New York is home to 600,000 million street trees, which help keep the city’s air clean and add character to the diverse neighborhoods across the five boroughs. But trees need plenty of TLC, and for years many of them were neglected as the city extended the city’s pruning rotation from every seven years to 15 years for each tree. Luckily all of that is now changing as the City Council announced last week that it has added $2 million to NYC’s tree care budget.

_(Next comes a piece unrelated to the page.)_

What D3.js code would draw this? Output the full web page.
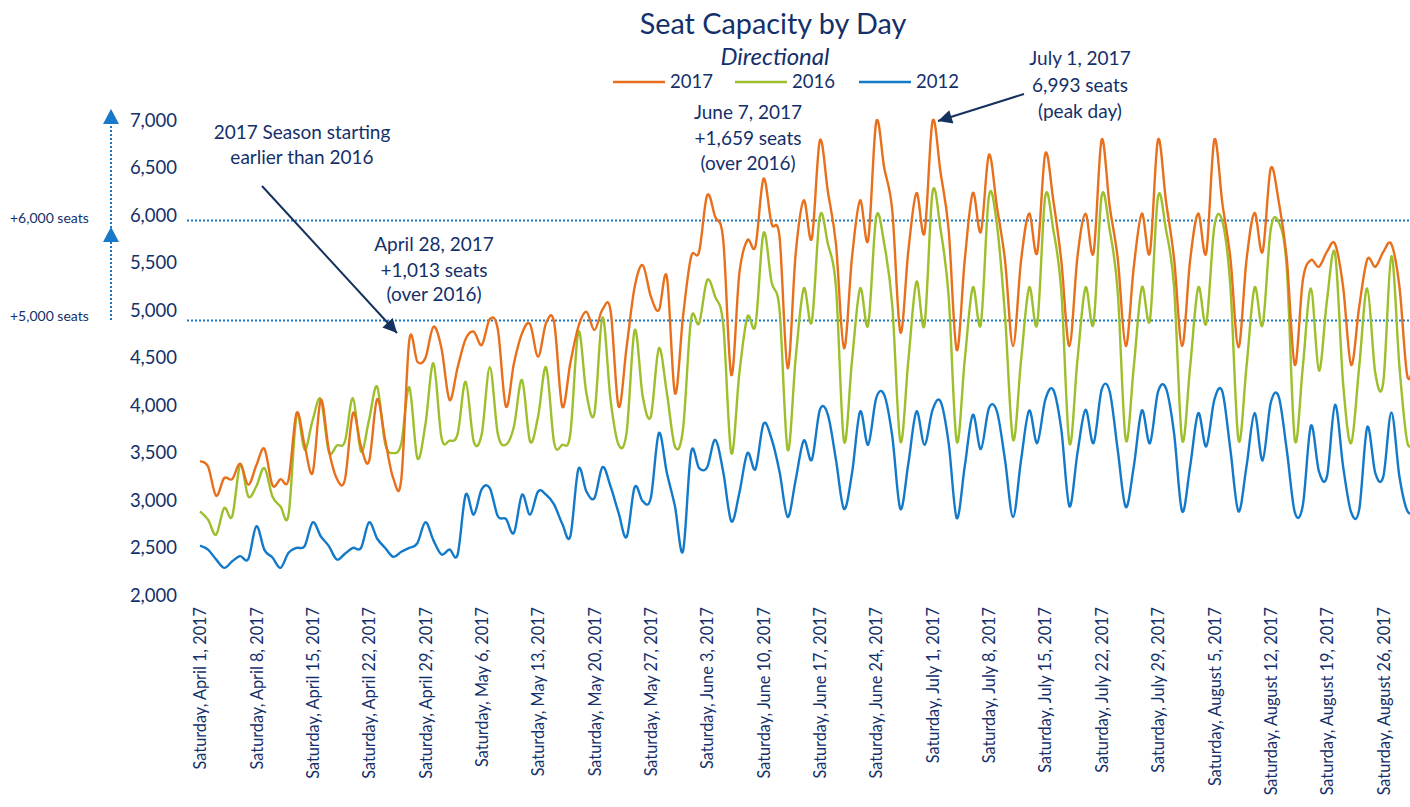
<!DOCTYPE html>
<html>
<head>
<meta charset="utf-8">
<script src="https://cdn.jsdelivr.net/npm/d3@7"></script>
<style>
body { margin: 0; background: #fff; }
svg { display: block; font-family: Lato, "Open Sans", sans-serif; }
</style>
</head>
<body>
<svg id="chart" width="1410" height="807"></svg>
<script>
// ---- data (daily seats, starting Saturday April 1, 2017) ----
var startDate = "2017-04-01";

var seats2017 = [
  3411,3358,3050,3236,3225,3387,3166,3370,3544,3160,
  3225,3218,3922,3580,3295,4059,3534,3230,3219,3919,
  3569,3411,4065,3639,3236,3219,4689,4461,4500,4829,
  4600,4059,4400,4700,4777,4637,4910,4800,3989,4444,
  4759,4857,4514,4870,4870,3989,4444,4829,4986,4794,
  5011,5000,3989,4620,5250,5477,5150,5003,5354,4129,
  4934,5564,5617,6212,5985,5740,4322,5390,5740,5677,
  6387,5915,5768,4392,5600,6160,5757,6790,6250,5700,
  4602,5565,6160,5740,6985,6500,6050,4770,5635,6237,
  5817,6993,6450,5850,4584,5530,6237,5827,6639,6090,
  5530,4626,5530,6020,5607,6650,6160,5520,4626,5565,
  6020,5607,6797,6100,5550,4626,5460,6020,5607,6797,
  6150,5550,4626,5530,6020,5607,6797,6130,5550,4612,
  5530,6027,5617,6492,6150,5550,4427,5320,5530,5460,
  5620,5700,5250,4427,5040,5537,5460,5617,5698,5250,
  4300,4550
];

var seats2016 = [
  2886,2798,2640,2921,2833,3376,3043,3150,3341,3043,
  2938,2851,3901,3534,3849,4066,3516,3580,3620,4077,
  3516,3850,4199,3600,3499,3600,4192,3447,3800,4444,
  3660,3630,3700,4251,3622,3700,4402,3700,3587,3779,
  4269,3622,3884,4402,3604,3587,3700,4777,4129,3919,
  4927,4059,3587,3720,4794,4094,3884,4602,4129,3569,
  3750,4907,4864,5319,5144,4850,3499,4339,4934,4847,
  5816,5300,5000,3534,4500,5232,4882,5992,5700,5250,
  3622,4479,5232,4847,5985,5700,5050,3622,4479,5302,
  4847,6247,5850,5150,3622,4479,5242,4857,6202,5900,
  4950,3639,4479,5242,4857,6202,5850,5200,3604,4479,
  5242,4864,6202,5850,5200,3639,4409,5242,4899,6195,
  5850,5250,3639,4409,5242,4864,5880,5940,5250,3639,
  4409,5242,4847,5850,5930,5450,3639,4409,5232,4367,
  5110,5600,4234,3604,4409,5232,4339,4252,5572,4409,
  3604,3700
];

var seats2012 = [
  2526,2483,2380,2291,2360,2414,2385,2729,2480,2400,
  2291,2450,2501,2520,2771,2624,2520,2379,2440,2501,
  2500,2771,2600,2500,2407,2460,2501,2550,2771,2580,
  2431,2484,2431,3061,2851,3120,3130,2834,2806,2659,
  3061,2851,3096,3060,2956,2755,2623,3331,3096,3026,
  3352,3148,2869,2617,3141,2991,3026,3709,3289,2939,
  2466,3506,3341,3350,3639,3300,2781,3079,3499,3331,
  3807,3650,3300,2827,3219,3632,3429,3954,3902,3429,
  2911,3289,3937,3587,4077,4112,3674,2911,3394,3937,
  3587,3954,4042,3604,2816,3359,3902,3541,3972,3937,
  3429,2827,3429,3947,3604,4059,4164,3744,2939,3499,
  3954,3604,4164,4150,3534,2932,3359,3947,3604,4140,
  4180,3709,2886,3359,3919,3569,4059,4147,3534,2886,
  3359,3919,3422,4024,4094,3534,2876,2950,3786,3307,
  3254,4007,3359,2876,2904,3772,3289,3254,3926,3250,
  2886,2900
];

var seriesNames = ["2017", "2016", "2012"];
var seriesColors = ["#e8701c", "#9cbf2b", "#1379c9"];

var yTicks = [2000, 2500, 3000, 3500, 4000, 4500, 5000, 5500, 6000, 6500, 7000];
var xTickDates = ["2017-04-01","2017-04-08","2017-04-15","2017-04-22","2017-04-29",
  "2017-05-06","2017-05-13","2017-05-20","2017-05-27","2017-06-03","2017-06-10",
  "2017-06-17","2017-06-24","2017-07-01","2017-07-08","2017-07-15","2017-07-22",
  "2017-07-29","2017-08-05","2017-08-12","2017-08-19","2017-08-26"];

// dotted reference levels and the left arrow marker
var refLevels = [5950, 4900];
var refLabels = ["+6,000 seats", "+5,000 seats"];
var arrowLevels = [7120, 5880];

// ---- setup ----
var parse = d3.timeParse("%Y-%m-%d");
var t0 = parse(startDate);
var dates = seats2017.map(function(d, i) { return d3.timeDay.offset(t0, i); });

var svg = d3.select("#chart");
var navy = "#14306a";

var x = d3.scaleTime()
    .domain([t0, d3.timeDay.offset(t0, 150)])
    .range([200, 1407.5]);
var y = d3.scaleLinear()
    .domain([2000, 7000])
    .range([595.5, 120.5]);

svg.append("rect").attr("width", 1410).attr("height", 807).attr("fill", "#fff");

// y labels (no axis line)
var yAxis = d3.axisLeft(y).tickValues(yTicks).tickFormat(d3.format(",")).tickSize(0).tickPadding(0);
var gy = svg.append("g").attr("transform", "translate(177,0)").call(yAxis);
gy.select(".domain").remove();
gy.selectAll("text").attr("fill", navy).style("font-size", "18.5px").style("font-family", "Lato");

// x labels, rotated
var xAxis = d3.axisBottom(x).tickValues(xTickDates.map(parse))
    .tickFormat(d3.timeFormat("%A, %B %-d, %Y")).tickSize(0);
var gx = svg.append("g").attr("transform", "translate(0,607)").call(xAxis);
gx.select(".domain").remove();
gx.selectAll("text")
    .attr("fill", navy)
    .style("font-size", "16.3px").style("font-family", "Lato")
    .attr("transform", "rotate(-90)")
    .attr("text-anchor", "end")
    .attr("x", 0).attr("y", 0).attr("dy", "0.35em");

// dotted reference lines
svg.append("g").selectAll("line").data(refLevels).enter().append("line")
    .attr("x1", 187).attr("x2", 1410)
    .attr("y1", function(d) { return Math.round(y(d)) + 0.5; })
    .attr("y2", function(d) { return Math.round(y(d)) + 0.5; })
    .attr("stroke", "#1a78c8").attr("stroke-width", 2.2)
    .attr("stroke-dasharray", "2,2");

svg.append("g").selectAll("text").data(refLabels).enter().append("text")
    .attr("x", 10).attr("y", function(d, i) { return y(refLevels[i]) - 2 - 2 * i; })
    .attr("dy", "0.35em")
    .attr("fill", navy).style("font-size", "14px")
    .text(function(d) { return d; });

// left dotted arrow
svg.append("line")
    .attr("x1", 111).attr("x2", 111)
    .attr("y1", y(refLevels[1])).attr("y2", y(arrowLevels[0]) + 10)
    .attr("stroke", "#1a78c8").attr("stroke-width", 2).attr("stroke-dasharray", "2,2");
arrowLevels.forEach(function(v) {
  var ty = y(v);
  svg.append("path")
    .attr("d", "M111," + ty + "L103," + (ty + 15) + "L119," + (ty + 15) + "Z")
    .attr("fill", "#1a78c8");
});

// series
var line = d3.line()
    .x(function(d) { return x(d[0]); })
    .y(function(d) { return y(d[1]); })
    .curve(d3.curveCatmullRom.alpha(0));

var allSeries = [seats2012, seats2016, seats2017];
var allColors = [seriesColors[2], seriesColors[1], seriesColors[0]];
allSeries.forEach(function(vals, k) {
  svg.append("path")
    .datum(vals.map(function(v, i) { return [dates[i], v]; }))
    .attr("d", line)
    .attr("fill", "none")
    .attr("stroke", allColors[k])
    .attr("stroke-width", 2.4)
    .attr("stroke-linejoin", "round");
});

// title
svg.append("text").attr("x", 773).attr("y", 34).attr("text-anchor", "middle")
    .attr("fill", navy).style("font-size", "28.8px").text("Seat Capacity by Day");
svg.append("text").attr("x", 775).attr("y", 65).attr("text-anchor", "middle")
    .attr("fill", navy).style("font-size", "24px").style("font-style", "italic").text("Directional");

// legend
var legX = [613, 735, 859];
seriesNames.forEach(function(name, i) {
  svg.append("line").attr("x1", legX[i]).attr("x2", legX[i] + 52)
    .attr("y1", 82).attr("y2", 82)
    .attr("stroke", seriesColors[i]).attr("stroke-width", 2.4);
  svg.append("text").attr("x", legX[i] + 57).attr("y", 82).attr("dy", "0.35em")
    .attr("fill", navy).style("font-size", "18.5px").text(name);
});

// annotations
function note(lines, cx, ys) {
  lines.forEach(function(s, i) {
    svg.append("text").attr("x", cx).attr("y", ys[i]).attr("dy", "0.35em")
      .attr("text-anchor", "middle").attr("fill", navy)
      .style("font-size", "19px").text(s);
  });
}
note(["2017 Season starting", "earlier than 2016"], 302, [132, 157]);
note(["April 28, 2017", "+1,013 seats", "(over 2016)"], 434, [244, 270, 294]);
note(["June 7, 2017", "+1,659 seats", "(over 2016)"], 748, [112, 138, 163]);
note(["July 1, 2017", "6,993 seats", "(peak day)"], 1080, [58, 85, 111]);

svg.append("defs").append("marker")
    .attr("id", "head").attr("viewBox", "0 0 10 10")
    .attr("refX", 10).attr("refY", 5)
    .attr("markerWidth", 8).attr("markerHeight", 7)
    .attr("markerUnits", "strokeWidth")
    .attr("orient", "auto")
  .append("path").attr("d", "M0,0L10,5L0,10Z").attr("fill", "#15325f");

svg.append("line").attr("x1", 262).attr("y1", 186).attr("x2", 397).attr("y2", 333)
    .attr("stroke", "#15325f").attr("stroke-width", 2).attr("marker-end", "url(#head)");
svg.append("line").attr("x1", 1024).attr("y1", 94).attr("x2", 938).attr("y2", 121)
    .attr("stroke", "#15325f").attr("stroke-width", 2).attr("marker-end", "url(#head)");
</script>
</body>
</html>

Such an increase, which more than doubles Mayor Michael Bloomberg’s allocation of $1.45 million for tree pruning in his current proposed budget, should curb the problems–and lawsuits–that have bedeviled city officials due to the growing number of injuries and accidents stemming from poorly maintained trees in recent years. Fallen tree branches have been a headache in recent years and one of the worst accidents caused the death of a Brooklyn resident in 2003. The city’s park department budget cuts in recent years have proven to be penny wise and pound foolish because of litigation that resulted from poorly maintained trees.
The temporary boost in the tree trimming budget is more important considering the city’s Million Tree planting initiative. More trees in the city may mean more CO2 removed from the local environment, but they also lead to the possibility of even more dangerous and expensive accidents. A New York Times investigative series exposed a tree maintenance system that was full of gaps and saddled with inconsistent tree inspections.
NYC residents who have a tree in their neighborhood that could cause problems or are ready for a pruning can send a “Forestry Service Request” to NYC Parks to have it inspected: just be prepared to wait until 2021 until any actual pruning occurs.